Cuando por las noches mi madre me mandaba a tirar las sobras de la cena a las gallinas, yo temblaba como una hoja. Esa oscuridad impenetrable que aún hoy me persigue era intolerable. Mi padre, que era un ignorado agnóstico, se molestaba. Y me decía que los muertos no nos hacen daño. "Los únicos capaces de hacerte daño son los vivos", repetía.

Una noche, tomó el revolver de un cajón del ropero grande y me llevó hasta "el fondo del terreno", como él llamaba al límite que cerraban unas acacias antiguas y esos tunales que eran industria de mi madre. Y la emprendió a balazos contra las pacíficas hojas que aguantaban hasta allí las gotas inocentes del rocío nocturno. Y otra vez que, intimidado por alguna conversación que incluía luces malas, me resistí a ir, tomó el revólver, me hizo acompañarlo hasta ese tunal populoso y me puso el metal frío en la mano. Me ayudó a sostenerlo y me obligó a disparar. Un plumerío de palomas cayó de las acacias -ninguna muerta por suerte- y tuve que fingir que no tenía más miedo hasta que mi madre, tan sabia, sin decir nada, comenzó a ir ella misma disimuladamente con ese plato blanco que vaciaba por encima del tejido del gallinero. Mi padre, entretenido con la lectura del diario, nada sospechaba.

En mi familia todos sabían de mi aprensión por los cementerios. En cierta noche en que volvíamos de la casa de un pariente, una chacra lejana, con un sulky traqueteante y ajeno, mi padre detuvo el caballo en la puerta del cementerio, me hizo bajar ante mi madre atónita y me hizo ingresar unos metros con él. Yo temblaba como una hoja.

"Viste -me dijo cuando salimos- no hay que ser tan zonzo. (Utilizó una palabra más fuerte; atento a mis lectoras, la omitiré).

Al llegar a mi casa, cuando hubo desatado el caballo y quitado los arneses, lo llevó al bebedero y le ató una soga al bozal. El caballo era un moro muy manso y pronto se puso a mordisquear el pasto. Cuando entró, mi madre, furiosa, le espetó: "Mirá, el chico está blanco como un papel, que sea la última vez que le haces una de las tuyas", mi padre contestó alguna mala palabra pero desistió de tener un hijo valiente y nunca más insistió.

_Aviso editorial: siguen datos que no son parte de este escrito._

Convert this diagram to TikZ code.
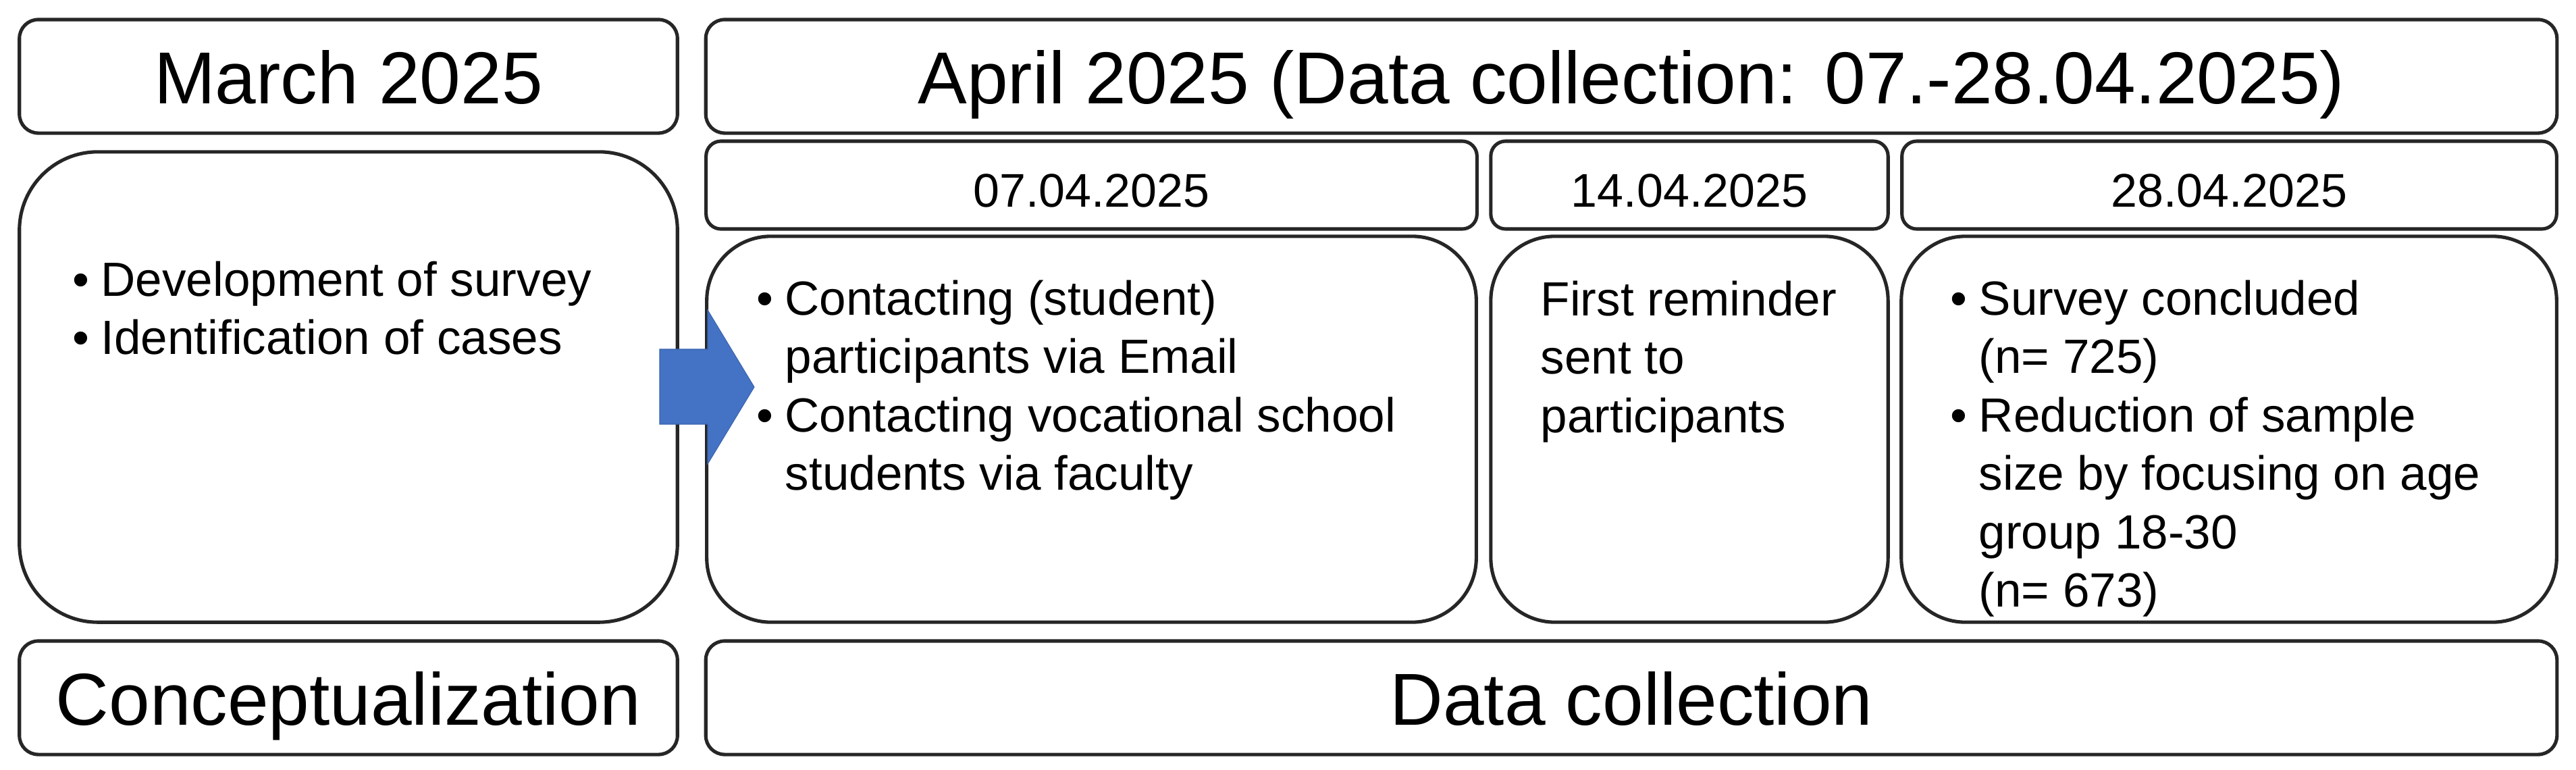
\documentclass[tikz,border=0pt]{standalone}
\usepackage{fontspec}
\setmainfont{Liberation Sans}
\definecolor{edge}{HTML}{262626}
\definecolor{arrowblue}{HTML}{4472C4}
\definecolor{arrowedge}{HTML}{3A64AE}
\newcommand{\bu}{\makebox[0.42cm][l]{•}}
\newcommand{\ind}{\makebox[0.42cm][l]{}}
\newcommand{\tline}[1]{\hbox{#1}}
\begin{document}
\begin{tikzpicture}[x=0.01cm,y=-0.01cm,
  boxbase/.style={draw=edge, line width=1.45pt, fill=white, inner sep=0pt, outer sep=0pt},
  headbox/.style={boxbase, rounded corners=0.28cm, minimum height=1.68cm},
  datebox/.style={boxbase, rounded corners=0.22cm, minimum height=1.30cm},
  contbox/.style={boxbase, rounded corners=0.95cm, minimum height=5.71cm},
  bigtext/.style={inner sep=0pt, anchor=base, font=\fontsize{31}{37}\selectfont},
  datetext/.style={inner sep=0pt, anchor=base, font=\fontsize{19.9}{24}\selectfont},
  bodytext/.style={inner sep=0pt, anchor=base west, font=\fontsize{20.2}{24.6}\selectfont},
  blockarrow/.style={fill=arrowblue, draw=arrowedge, line width=0.3pt}
]
\useasboundingbox (0,0) rectangle (3815,1139);
% header row
\node[headbox, minimum width=9.74cm] (mar) at (516,113) {};
\node[headbox, minimum width=27.40cm] (apr) at (2416,113) {};
% date row
\node[datebox, minimum width=11.41cm] (d07) at (1616.5,274) {};
\node[datebox, minimum width=5.88cm] (d14) at (2502,274) {};
\node[datebox, minimum width=9.69cm] (d28) at (3301.5,274) {};
% content row
\node[boxbase, rounded corners=1.16cm, minimum width=9.74cm, minimum height=6.96cm] (cmar) at (516,573) {};
\node[contbox, minimum width=11.39cm] (c07) at (1616.5,635.5) {};
\node[contbox, minimum width=5.88cm] (c14) at (2502,635.5) {};
\node[contbox, minimum width=9.70cm] (c28) at (3301,635.5) {};
% bottom row
\node[headbox, minimum width=9.74cm] (conc) at (516,1033) {};
\node[headbox, minimum width=27.40cm] (dc) at (2416,1033) {};
% texts
\node[bigtext] (tmar) at (516,153) {March 2025};
\node[bigtext] (tapr) at (2416,153) {April 2025 (Data collection: 07.-28.04.2025)};
\node[datetext] (t07) at (1616.5,306) {07.04.2025};
\node[datetext] (t14) at (2502,306) {14.04.2025};
\node[datetext] (t28) at (3301.5,306) {28.04.2025};
\node[bigtext] (tconc) at (516,1073) {Conceptualization};
\node[bigtext] (tdc) at (2416,1073) {Data collection};
\node[bodytext] (bmar) at (107,438) {\vtop{\tline{\bu Development of survey}\tline{\bu Identification of cases}}};
\node[bodytext] (b07) at (1120,466) {\vtop{\tline{\bu Contacting (student)}\tline{\ind participants via Email}\tline{\bu Contacting vocational school}\tline{\ind students via faculty}}};
\node[bodytext] (b14) at (2281,467) {\vtop{\tline{First reminder}\tline{sent to}\tline{participants}}};
\node[bodytext] (b28) at (2888,466) {\vtop{\tline{\bu Survey concluded}\tline{\ind (n= 725)}\tline{\bu Reduction of sample}\tline{\ind size by focusing on age}\tline{\ind group 18-30}\tline{\ind (n= 673)}}};
% block arrow from March content to April content
\draw[blockarrow] (977,517) -- (1048,517) -- (1048,459) -- (1117,573) -- (1048,687) -- (1048,628) -- (977,628) -- cycle;
\end{tikzpicture}
\end{document}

Esa noche el grito de la lechuza sobre los techos no me asustó y me dormí pensando que mi padre había concluido su acción pedagógica y yo mi aprendizaje de chico corajudo o, de algún modo, estaba satisfecho con los resultados.

Es decir, es lo que quisiera preguntarle si todavía estuviera entre nosotros con su aire autoritario y cerril.

* Escrito el 6 de enero de 2018, el cumpleaños de mi nieta Pilar.